Spin gravity in SF spaceships.

I didn't realise that the semicircular canals still know that you are spinning and you can get motion sickness.

The aliens in my WiPs use ships with rings that are, in most cases, no less than 400 metres** in diameter and, for civilian use, usually much larger. Note that: 1) the whole ship rotates; 2) such ships are usually much longer than (7-8 times) their diameters.

My aliens are not just prone to motion sickness; they're none too happy about high accelerations, so it's just as well that their means of interstellar travel depends more on reducing the effective distances between star systems than it does on increasing the speeds (and their associated accelerations) of their spacecraft.

A very long time ago, I did the calculations*** to find out how fast the rings could rotate without producing significant motion sickness problems, but can't find the spreadsheet that contains the numbers (assuming that I didn't work it out on paper).

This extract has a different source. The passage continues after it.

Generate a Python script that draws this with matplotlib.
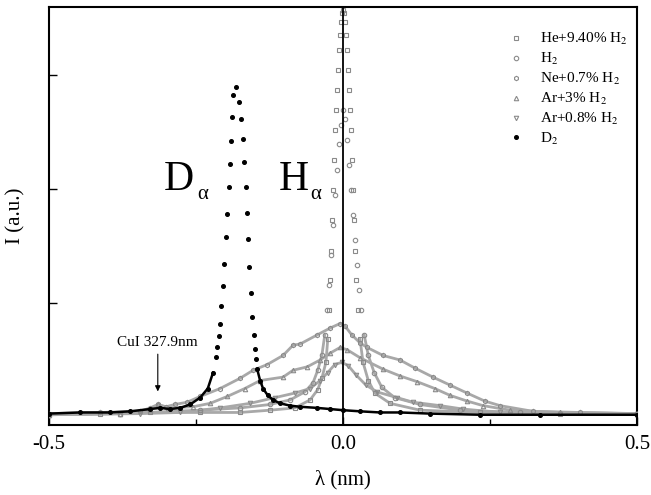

However, I think it was 27 or 28 seconds per revolution... which, happily, matches the 27.1 seconds per revolution that I set in the PowerPoint animation in the series of slides and presentations that contain ship designs :)).


** - The metre is not a unit that the aliens themselves use.

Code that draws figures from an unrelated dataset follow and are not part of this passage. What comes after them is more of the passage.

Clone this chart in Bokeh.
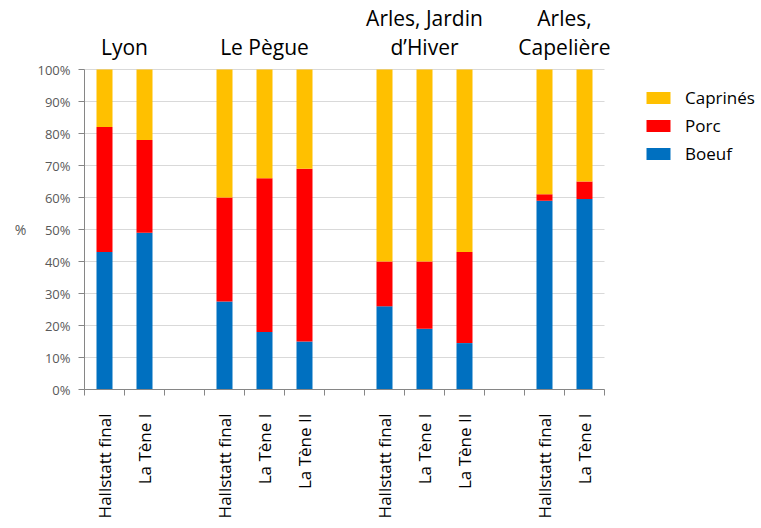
import math
from bokeh.plotting import figure
from bokeh.models import (Range1d, FixedTicker, Legend, LegendItem, Label,
                          ColumnDataSource, PrintfTickFormatter)
from bokeh.embed import file_html
from bokeh.resources import INLINE

# ---------------- data ----------------
sites = ["Lyon", "Le Pègue", "Arles, Jardin\nd’Hiver", "Arles,\nCapelière"]
periods = [
    ["Hallstatt final", "La Tène I"],
    ["Hallstatt final", "La Tène I", "La Tène II"],
    ["Hallstatt final", "La Tène I", "La Tène II"],
    ["Hallstatt final", "La Tène I"],
]
boeuf = [43, 49, 27.5, 18, 15, 26, 19, 14.5, 59, 59.5]
porc = [39, 29, 32.5, 48, 54, 14, 21, 28.5, 2, 5.5]
caprines = [18, 22, 40, 34, 31, 60, 60, 57, 39, 35]
species = ["Boeuf", "Porc", "Caprinés"]
colors = ["#0070C0", "#FF0000", "#FFC000"]
y_ticks = [0, 10, 20, 30, 40, 50, 60, 70, 80, 90, 100]
y_title = "%"

# ---------------- slot positions (one empty slot between sites) ----------------
xs, labels, group_centers = [], [], []
slot = 0
for gi, per in enumerate(periods):
    start = slot
    for lab in per:
        xs.append(slot + 0.5)
        labels.append(lab)
        slot += 1
    group_centers.append((start + slot) / 2)
    if gi < len(periods) - 1:
        slot += 1
n_slots = slot

FONT = "Open Sans"
GRAY = "#595959"
AXIS_GRAY = "#868686"
PX_PER_UNIT_Y = 3.2      # 320 px for 100 %
PX_PER_SLOT = 40         # 520 px for 13 slots
LEFT_PX = 84             # x-position of the value axis
BASE_PX = 389            # y-position of the category axis
FRAME_W, FRAME_H = 761, 528

p = figure(frame_width=FRAME_W, frame_height=FRAME_H,
           x_range=Range1d(-LEFT_PX / PX_PER_SLOT, (FRAME_W - LEFT_PX) / PX_PER_SLOT),
           y_range=Range1d(-(FRAME_H - BASE_PX) / PX_PER_UNIT_Y, BASE_PX / PX_PER_UNIT_Y),
           output_backend="svg", toolbar_location=None,
           min_border_left=0, min_border_right=0,
           min_border_top=0, min_border_bottom=0)
p.outline_line_color = None
p.background_fill_color = "white"
p.border_fill_color = "white"

# horizontal grid lines limited to the category span
p.xgrid.visible = False
p.ygrid.visible = False
p.segment(x0=[0] * len(y_ticks), x1=[n_slots] * len(y_ticks),
          y0=y_ticks, y1=y_ticks, line_color="#D9D9D9", line_width=1,
          level="underlay")

src = ColumnDataSource(dict(x=xs, Boeuf=boeuf, Porc=porc, Caprinés=caprines))
rs = p.vbar_stack(species, x="x", width=0.4, color=colors, line_color=None,
                  source=src)

# x axis, pinned at y = 0
xa = p.xaxis[0]
xa.fixed_location = 0
xa.ticker = FixedTicker(ticks=xs, minor_ticks=list(range(n_slots + 1)))
xa.major_label_overrides = {x: lab for x, lab in zip(xs, labels)}
xa.major_label_orientation = math.pi / 2
xa.major_tick_out = 0
xa.major_tick_in = 0
xa.minor_tick_out = 6
xa.minor_tick_in = 0
xa.minor_tick_line_color = AXIS_GRAY
xa.axis_line_color = AXIS_GRAY
xa.bounds = (0, n_slots)
xa.major_label_standoff = 18
xa.major_label_text_font = FONT
xa.major_label_text_font_size = "17px"
xa.major_label_text_color = "black"

# y axis, pinned at x = 0
ya = p.yaxis[0]
ya.fixed_location = 0
ya.ticker = FixedTicker(ticks=y_ticks, minor_ticks=[])
ya.formatter = PrintfTickFormatter(format="%d%%")
ya.bounds = (0, 100)
ya.major_tick_out = 6
ya.major_tick_in = 0
ya.minor_tick_out = 0
ya.minor_tick_in = 0
ya.major_tick_line_color = AXIS_GRAY
ya.axis_line_color = AXIS_GRAY
ya.major_label_standoff = 8
ya.major_label_text_font = FONT
ya.major_label_text_font_size = "13px"
ya.major_label_text_color = GRAY

# y-axis title "%" centred on the 0-100 span, left of the tick labels
p.add_layout(Label(x=-64 / PX_PER_SLOT, y=50, x_units="data", y_units="data",
                   text=y_title, text_align="center", text_baseline="middle",
                   text_font=FONT, text_font_size="14px", text_color=GRAY))

# site titles
title_base = (BASE_PX - 46) / PX_PER_UNIT_Y
line_step = 28.5 / PX_PER_UNIT_Y
for c, name in zip(group_centers, sites):
    lines = name.split("\n")
    for k, line in enumerate(lines):
        p.add_layout(Label(x=c, y=title_base + (len(lines) - 1 - k) * line_step,
                           x_units="data", y_units="data", text=line,
                           text_align="center", text_baseline="alphabetic",
                           text_font=FONT, text_font_size="21px",
                           text_color="black"))

# legend (location in px from the bottom-left of the frame)
legend = Legend(items=[LegendItem(label=species[i], renderers=[rs[i]])
                       for i in (2, 1, 0)],
                location=(643, 224 + (FRAME_H - BASE_PX)), padding=0, margin=0,
                glyph_width=30, glyph_height=15, label_standoff=12,
                spacing=5, label_height=15,
                label_text_font=FONT, label_text_font_size="17px",
                label_text_color="black",
                border_line_color=None, background_fill_alpha=0)
p.add_layout(legend)

open("out.html", "w").write(file_html(p, INLINE))
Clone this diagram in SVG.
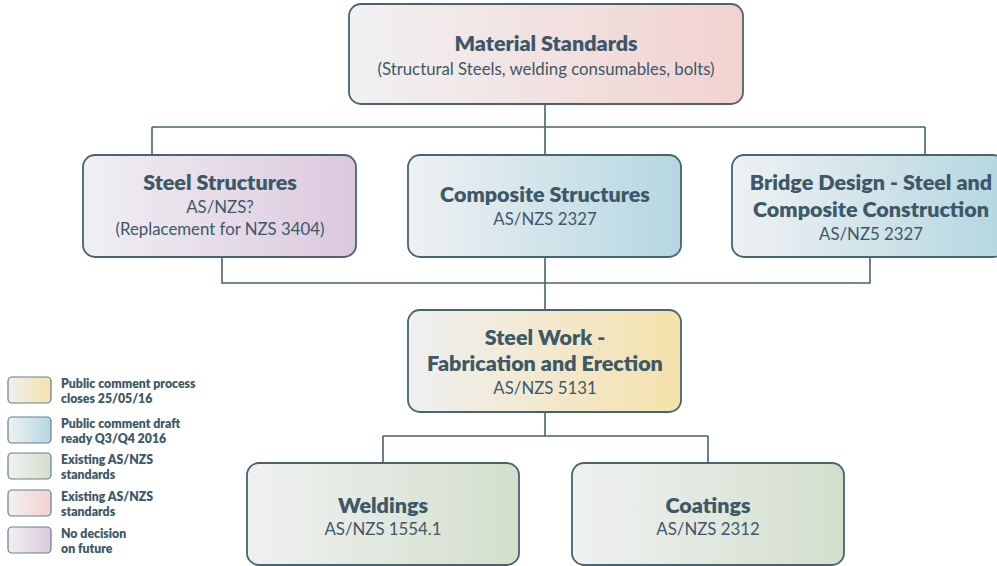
<svg xmlns="http://www.w3.org/2000/svg" width="997" height="566" viewBox="0 0 997 566">
  <defs>
    <linearGradient id="gPink" x1="0" y1="0" x2="1" y2="0">
      <stop offset="0" stop-color="#f1f1f2"/>
      <stop offset="1" stop-color="#f2d2cf"/>
    </linearGradient>
    <linearGradient id="gPurple" x1="0" y1="0" x2="1" y2="0">
      <stop offset="0" stop-color="#f0f0f2"/>
      <stop offset="1" stop-color="#dcc8de"/>
    </linearGradient>
    <linearGradient id="gBlue" x1="0" y1="0" x2="1" y2="0">
      <stop offset="0" stop-color="#eff1f2"/>
      <stop offset="1" stop-color="#b5d7e1"/>
    </linearGradient>
    <linearGradient id="gYellow" x1="0" y1="0" x2="1" y2="0">
      <stop offset="0" stop-color="#eff0f2"/>
      <stop offset="1" stop-color="#f5e1ab"/>
    </linearGradient>
    <linearGradient id="gGreen" x1="0" y1="0" x2="1" y2="0">
      <stop offset="0" stop-color="#f0f1f1"/>
      <stop offset="1" stop-color="#d3dfcc"/>
    </linearGradient>
  </defs>
  <style>
    .box { stroke: #4a6370; stroke-width: 1.8; }
    .sw { stroke: #6a7e88; stroke-width: 1.2; }
    .wire { fill: none; stroke: #4a6370; stroke-width: 1.6; }
    text { font-family: Lato, "Open Sans", "Liberation Sans", sans-serif; fill: #3d5868; text-anchor: middle; }
    .t { font-weight: 800; font-size: 21.5px; }
    .s { font-weight: 400; font-size: 16.8px; }
    .lg { font-weight: 800; font-size: 12.3px; text-anchor: start; }
  </style>
  <rect width="997" height="566" fill="#ffffff"/>

  <g id="connectors">
    <path class="wire" d="M545 104 V127 M152 127 H925 M152 127 V155 M545 127 V155 M925 127 V155"/>
    <path class="wire" d="M222 257 V283 H870 V257 M545 257 V310"/>
    <path class="wire" d="M545 412 V436 M383 436 H708 M383 436 V463 M708 436 V463"/>
  </g>

  <g id="material-standards">
    <rect class="box" x="349" y="4" width="394" height="100" rx="12" fill="url(#gPink)"/>
    <text class="t" x="546" y="51">Material Standards</text>
    <text class="s" x="546" y="75">(Structural Steels, welding consumables, bolts)</text>
  </g>

  <g id="steel-structures">
    <rect class="box" x="83" y="155" width="273" height="102" rx="12" fill="url(#gPurple)"/>
    <text class="t" x="220" y="190">Steel Structures</text>
    <text class="s" x="220" y="213">AS/NZS?</text>
    <text class="s" x="220" y="235">(Replacement for NZS 3404)</text>
  </g>

  <g id="composite-structures">
    <rect class="box" x="408" y="155" width="273" height="102" rx="12" fill="url(#gBlue)"/>
    <text class="t" x="545" y="202">Composite Structures</text>
    <text class="s" x="545" y="225">AS/NZS 2327</text>
  </g>

  <g id="bridge-design">
    <rect class="box" x="732" y="155" width="273" height="102" rx="12" fill="url(#gBlue)"/>
    <text class="t" x="871" y="190">Bridge Design - Steel and</text>
    <text class="t" x="871" y="217">Composite Construction</text>
    <text class="s" x="871" y="240">AS/NZ5 2327</text>
  </g>

  <g id="steel-work">
    <rect class="box" x="408" y="310" width="273" height="102" rx="12" fill="url(#gYellow)"/>
    <text class="t" x="545" y="345">Steel Work -</text>
    <text class="t" x="545" y="371">Fabrication and Erection</text>
    <text class="s" x="545" y="394">AS/NZS 5131</text>
  </g>

  <g id="weldings">
    <rect class="box" x="247" y="463" width="272" height="102" rx="12" fill="url(#gGreen)"/>
    <text class="t" x="383" y="513">Weldings</text>
    <text class="s" x="383" y="535">AS/NZS 1554.1</text>
  </g>

  <g id="coatings">
    <rect class="box" x="572" y="463" width="272" height="102" rx="12" fill="url(#gGreen)"/>
    <text class="t" x="708" y="513">Coatings</text>
    <text class="s" x="708" y="535">AS/NZS 2312</text>
  </g>

  <g id="legend">
    <rect class="sw" x="8" y="377" width="43" height="26" rx="4" fill="url(#gYellow)"/>
    <text class="lg" x="61" y="388">Public comment process</text>
    <text class="lg" x="61" y="403">closes 25/05/16</text>

    <rect class="sw" x="8" y="417" width="43" height="26" rx="4" fill="url(#gBlue)"/>
    <text class="lg" x="61" y="428">Public comment draft</text>
    <text class="lg" x="61" y="443">ready Q3/Q4 2016</text>

    <rect class="sw" x="8" y="453" width="43" height="26" rx="4" fill="url(#gGreen)"/>
    <text class="lg" x="61" y="464">Existing AS/NZS</text>
    <text class="lg" x="61" y="479">standards</text>

    <rect class="sw" x="8" y="490" width="43" height="26" rx="4" fill="url(#gPink)"/>
    <text class="lg" x="61" y="501">Existing AS/NZS</text>
    <text class="lg" x="61" y="516">standards</text>

    <rect class="sw" x="8" y="527" width="43" height="26" rx="4" fill="url(#gPurple)"/>
    <text class="lg" x="61" y="538">No decision</text>
    <text class="lg" x="61" y="553">on future</text>
  </g>
</svg>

*** - I think it was based on something I read, a long time ago, on Wikipedia about rotation-based artificial gravity. The appropriate section of the current article is here.
 
  • The Coriolis effect gives an apparent force that acts on objects that are moving relative to a rotating reference frame. This apparent force acts at right angles to the motion and the rotation axis and tends to curve the motion in the opposite sense to the habitat's spin. If an astronaut inside a rotating artificial gravity environment moves towards or away from the axis of rotation, they will feel a force pushing them in or against the direction of spin. These forces act on the semicircular canals of the inner ear and can cause dizziness.[8] Lengthening the period of rotation (lower spin rate) reduces the Coriolis force and its effects. It is generally believed that at 2 rpm or less, no adverse effects from the Coriolis forces will occur, although humans have been shown to adapt to rates as high as 23 rpm.[9]

One G at 2 rpm is a diameter of 448 meters.

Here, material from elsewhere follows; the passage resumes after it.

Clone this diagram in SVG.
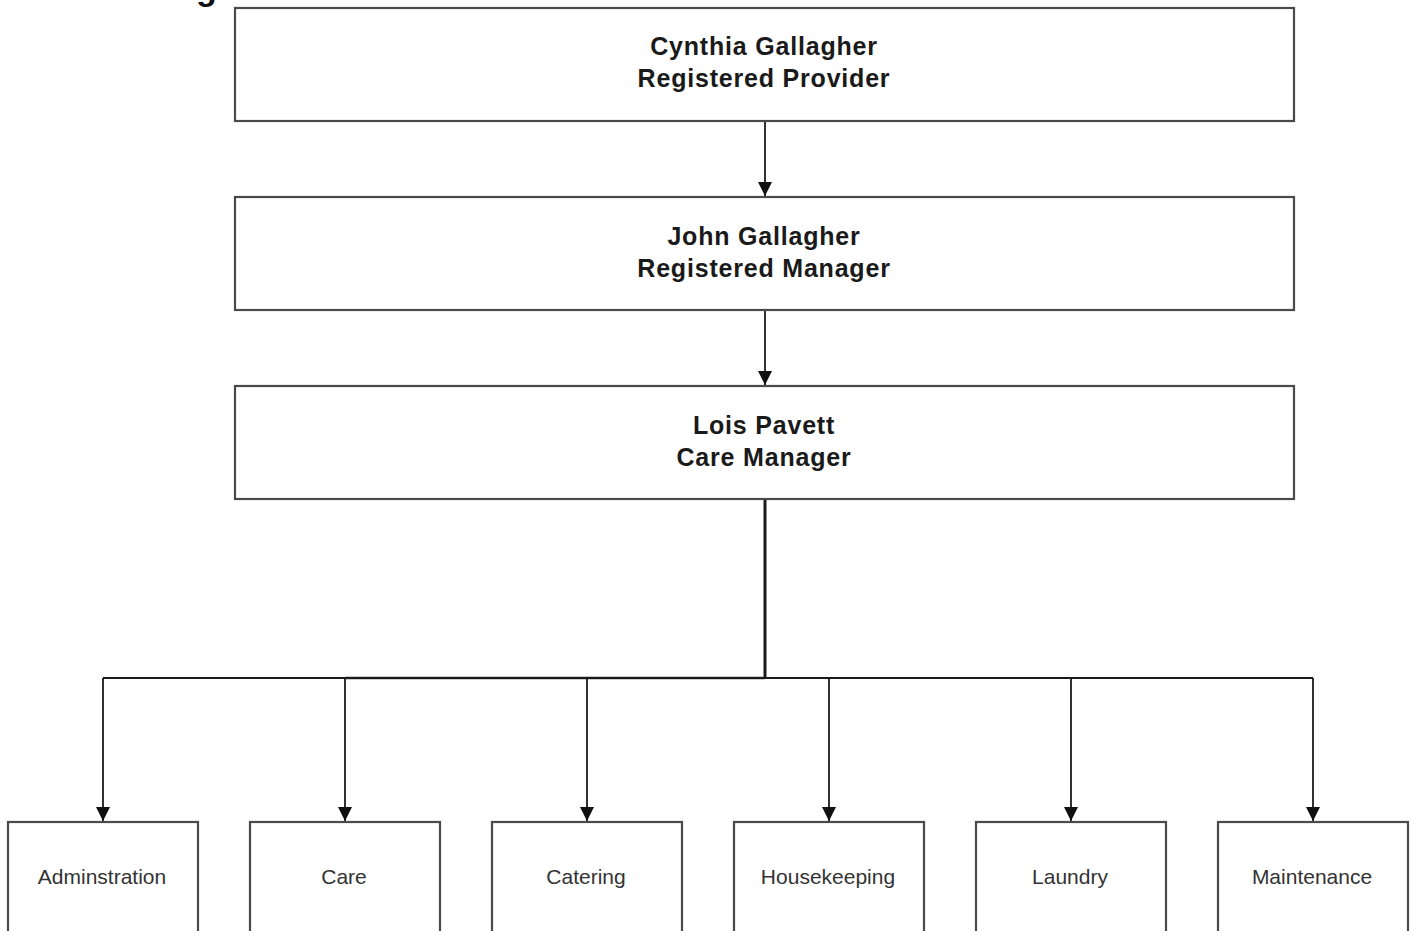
<svg xmlns="http://www.w3.org/2000/svg" width="1413" height="931" viewBox="0 0 1413 931">
<style>
.box{fill:#fff;stroke:#4a4a4a;stroke-width:2.2}
.t{font-family:"Liberation Sans",Arial,sans-serif;font-weight:bold;font-size:25px;letter-spacing:0.8px;fill:#1a1a1a;text-anchor:middle}
.s{font-family:"Liberation Sans",Arial,sans-serif;font-size:21px;fill:#333;text-anchor:middle}
.c{fill:none;stroke:#1a1a1a;stroke-width:1.8}
.title{font-family:"Liberation Sans",Arial,sans-serif;font-weight:bold;font-size:34px;fill:#111}
</style>
<defs>
<marker id="arr" markerWidth="15" markerHeight="14" refX="14" refY="7" orient="auto" markerUnits="userSpaceOnUse">
<path d="M0,0 L14,7 L0,14 Z" fill="#111"/>
</marker>
</defs>
<rect width="1413" height="931" fill="#fff"/>
<text class="title" x="196" y="0">g</text>
<g id="connectors">
<path class="c" d="M765,121 V196" marker-end="url(#arr)"/>
<path class="c" d="M765,310 V385" marker-end="url(#arr)"/>
<path class="c" d="M765,499 V678" style="stroke-width:3"/>
<path class="c" d="M345,678 H765" style="stroke-width:2.6;stroke:#333"/>
<path class="c" d="M103,678 H1313"/>
<path class="c" d="M103,678 V821" marker-end="url(#arr)"/>
<path class="c" d="M345,678 V821" marker-end="url(#arr)"/>
<path class="c" d="M587,678 V821" marker-end="url(#arr)"/>
<path class="c" d="M829,678 V821" marker-end="url(#arr)"/>
<path class="c" d="M1071,678 V821" marker-end="url(#arr)"/>
<path class="c" d="M1313,678 V821" marker-end="url(#arr)"/>
</g>
<g id="n-provider">
<rect class="box" x="235" y="8" width="1059" height="113"/>
<text class="t" x="764" y="55">Cynthia Gallagher</text>
<text class="t" x="764" y="87">Registered Provider</text>
</g>
<g id="n-manager">
<rect class="box" x="235" y="197" width="1059" height="113"/>
<text class="t" x="764" y="245">John Gallagher</text>
<text class="t" x="764" y="277">Registered Manager</text>
</g>
<g id="n-care-manager">
<rect class="box" x="235" y="386" width="1059" height="113"/>
<text class="t" x="764" y="434">Lois Pavett</text>
<text class="t" x="764" y="466">Care Manager</text>
</g>
<g id="n-admin">
<rect class="box" x="8" y="822" width="190" height="130"/>
<text class="s" x="102" y="884">Adminstration</text>
</g>
<g id="n-care">
<rect class="box" x="250" y="822" width="190" height="130"/>
<text class="s" x="344" y="884">Care</text>
</g>
<g id="n-catering">
<rect class="box" x="492" y="822" width="190" height="130"/>
<text class="s" x="586" y="884">Catering</text>
</g>
<g id="n-housekeeping">
<rect class="box" x="734" y="822" width="190" height="130"/>
<text class="s" x="828" y="884">Housekeeping</text>
</g>
<g id="n-laundry">
<rect class="box" x="976" y="822" width="190" height="130"/>
<text class="s" x="1070" y="884">Laundry</text>
</g>
<g id="n-maintenance">
<rect class="box" x="1218" y="822" width="190" height="130"/>
<text class="s" x="1312" y="884">Maintenance</text>
</g>
</svg>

I think people could deal with much less with time and/or drugs.
 
No one lived for 3 months in a 23 rpm centrifuge, so the "adaptation" the article mentions was something short term showing that people could perform tasks under those difficult conditions. Like fighter pilots do.

I was offering my opinion that people might be able to live for years at something greater than 2 rpm because the inner ear senses do adapt over longer periods - like how people adapt to weightlessness, which takes several days to over a month.


Otherwise, thanks for quoting me twice to try to make me sound stupid, mod.
 
Otherwise, thanks for quoting me twice to try to make me sound stupid, mod.
Being a bit defensive, aren't we?

I was agreeing with you, and was highlighting what had prompted me to do so, i.e. that a very much higher rate (23 rpm) had been achieved, at least for a limited (though, unfortunately, unquantified) period**.


** - I would assume that the testing (whether conducted in one study or in a series of, possibly independent, studies) had involved a combination of: 1) gradually increasing the rate to be achieved; 2) increasing the period during which any given maximum rate was being applied; 3) gradually decreasing the time taken to get to the maximum rate), in order to build up a picture of how rates higher than 2 rpm could be used in practive.